Aim of the exercise » Copy from the first line below down to and including the line with "const blue = '#4472c4';". Skip the pictures.

━━━━━━━━━━━━━━━━━━━━━━━━━━━━━━

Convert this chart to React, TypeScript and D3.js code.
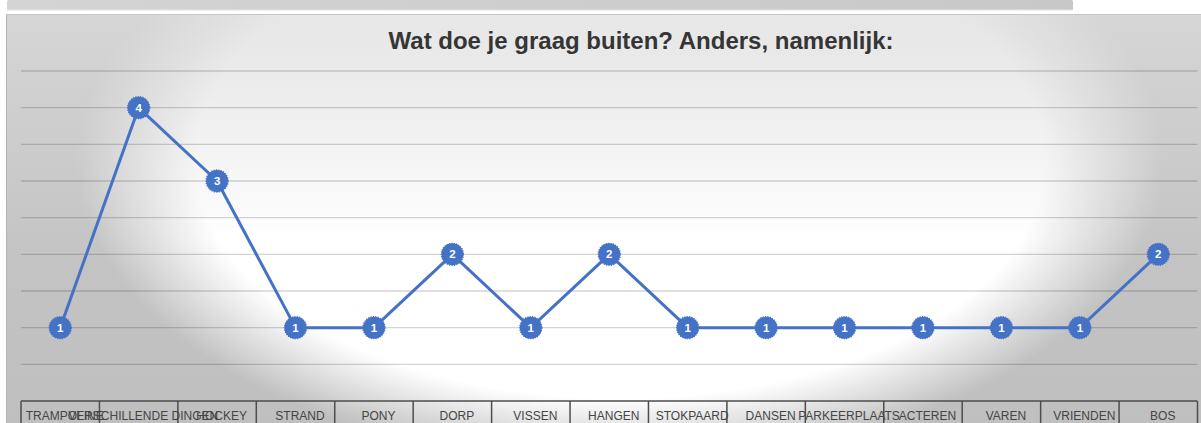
import * as d3 from 'd3';

const categories = [
  'TRAMPOLINE',
  'VERSCHILLENDE DINGEN',
  'HOCKEY',
  'STRAND',
  'PONY',
  'DORP',
  'VISSEN',
  'HANGEN',
  'STOKPAARD',
  'DANSEN',
  'PARKEERPLAATS',
  'ACTEREN',
  'VAREN',
  'VRIENDEN',
  'BOS',
];
const counts = [1, 4, 3, 1, 1, 2, 1, 2, 1, 1, 1, 1, 1, 1, 2];
const title = 'Wat doe je graag buiten? Anders, namenlijk:';

const W = 1201;
const H = 423;
const font = "'Liberation Sans', Arial, Helvetica, sans-serif";
const blue = '#4472c4';

const App = () => {
  const x = d3.scaleBand().domain(categories).range([21, 1197.5]).padding(0);
  const y = d3.scaleLinear().domain([0, 4.5]).range([401, 71]);
  const grid = y.ticks(9).filter(t => t > 0);

  const points = categories.map((c, i) => ({
    c,
    v: counts[i],
    cx: (x(c) ?? 0) + x.bandwidth() / 2,
  }));

  const line = d3
    .line<{ cx: number; v: number }>()
    .x(d => d.cx)
    .y(d => y(d.v));

  return (
    <svg
      width={W}
      height={H}
      style={{ position: 'absolute', left: 0, top: 0, background: '#fff' }}
    >
      <defs>
        <linearGradient id="strip" x1="0" y1="0" x2="1" y2="0">
          <stop offset="0" stopColor="#d4d4d4" />
          <stop offset="1" stopColor="#c8c8c8" />
        </linearGradient>
        <linearGradient id="base" x1="0" y1="0" x2="0" y2="1">
          <stop offset="0" stopColor="#d6d6d6" />
          <stop offset="0.6" stopColor="#c3c3c3" />
          <stop offset="1" stopColor="#bfbfbf" />
        </linearGradient>
        <radialGradient
          id="spot"
          gradientUnits="userSpaceOnUse"
          cx={620}
          cy={160}
          r={545}
          gradientTransform="translate(620,160) scale(1,0.56) translate(-620,-160)"
        >
          <stop offset="0" stopColor="#fff" stopOpacity={1} />
          <stop offset="0.78" stopColor="#fff" stopOpacity={1} />
          <stop offset="1" stopColor="#fff" stopOpacity={0} />
        </radialGradient>
        <linearGradient id="fadeTop" x1="0" y1="0" x2="0" y2="1">
          <stop offset="0" stopColor="#fff" stopOpacity={0.4} />
          <stop offset="0.55" stopColor="#fff" stopOpacity={1} />
        </linearGradient>
        <mask id="spotMask" maskUnits="userSpaceOnUse" x={0} y={0} width={W} height={H}>
          <rect x={0} y={14} width={W} height={H - 14} fill="url(#fadeTop)" />
        </mask>
      </defs>

      {/* strip of the element above */}
      <rect x={7} y={0} width={1066} height={10} rx={1.5} fill="url(#strip)" />
      <line x1={7} x2={1073} y1={10} y2={10} stroke="#e4e4e4" />

      {/* chart panel */}
      <rect x={6} y={14} width={W} height={H} fill="url(#base)" />
      <rect x={6} y={14} width={W} height={H} fill="url(#spot)" mask="url(#spotMask)" />
      <line x1={6.5} x2={6.5} y1={14} y2={H} stroke="#b4b4b4" />
      <line x1={6} x2={W} y1={14.5} y2={14.5} stroke="#c8c8c8" />

      <text
        x={641}
        y={49}
        textAnchor="middle"
        fontFamily={font}
        fontWeight="bold"
        fontSize={24}
        fill="#353535"
      >
        {title}
      </text>

      {grid.map(t => (
        <line
          key={t}
          x1={21}
          x2={1197.5}
          y1={y(t)}
          y2={y(t)}
          stroke="#000"
          strokeOpacity={0.17}
          strokeWidth={1.3}
        />
      ))}

      {/* category boxes */}
      <g stroke="#4d4d4d" strokeWidth={1.5} fill="none">
        <line x1={21} x2={1197.5} y1={y(0)} y2={y(0)} />
        {categories.map(c => (
          <line key={c} x1={x(c)} x2={x(c)} y1={y(0)} y2={H} />
        ))}
        <line x1={1197.5} x2={1197.5} y1={y(0)} y2={H} />
      </g>
      {points.map(p => (
        <text
          key={p.c}
          x={p.cx + 4.5}
          y={420}
          textAnchor="middle"
          fontFamily={font}
          fontSize={12}
          fill="#454545"
        >
          {p.c}
        </text>
      ))}

      <path d={line(points) ?? ''} fill="none" stroke={blue} strokeWidth={3} strokeLinejoin="round" />

      {points.map(p => (
        <g key={p.c}>
          <circle
            cx={p.cx}
            cy={y(p.v)}
            r={11}
            fill={blue}
            stroke={blue}
            strokeWidth={1.4}
            strokeDasharray="1.2 1.2"
          />
          <text
            x={p.cx}
            y={y(p.v) + 4}
            textAnchor="middle"
            fontFamily={font}
            fontWeight="bold"
            fontSize={11.5}
            fill="#fff"
          >
            {p.v}
          </text>
        </g>
      ))}
    </svg>
  );
};

export default App;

━━━━━━━━━━━━━━━━━━━━━━━━━━━━━━

Finished exercise »
Convert this chart to React, TypeScript and D3.js code.
import * as d3 from 'd3';

const categories = [
  'TRAMPOLINE',
  'VERSCHILLENDE DINGEN',
  'HOCKEY',
  'STRAND',
  'PONY',
  'DORP',
  'VISSEN',
  'HANGEN',
  'STOKPAARD',
  'DANSEN',
  'PARKEERPLAATS',
  'ACTEREN',
  'VAREN',
  'VRIENDEN',
  'BOS',
];
const counts = [1, 4, 3, 1, 1, 2, 1, 2, 1, 1, 1, 1, 1, 1, 2];
const title = 'Wat doe je graag buiten? Anders, namenlijk:';

const W = 1201;
const H = 423;
const font = "'Liberation Sans', Arial, Helvetica, sans-serif";
const blue = '#4472c4';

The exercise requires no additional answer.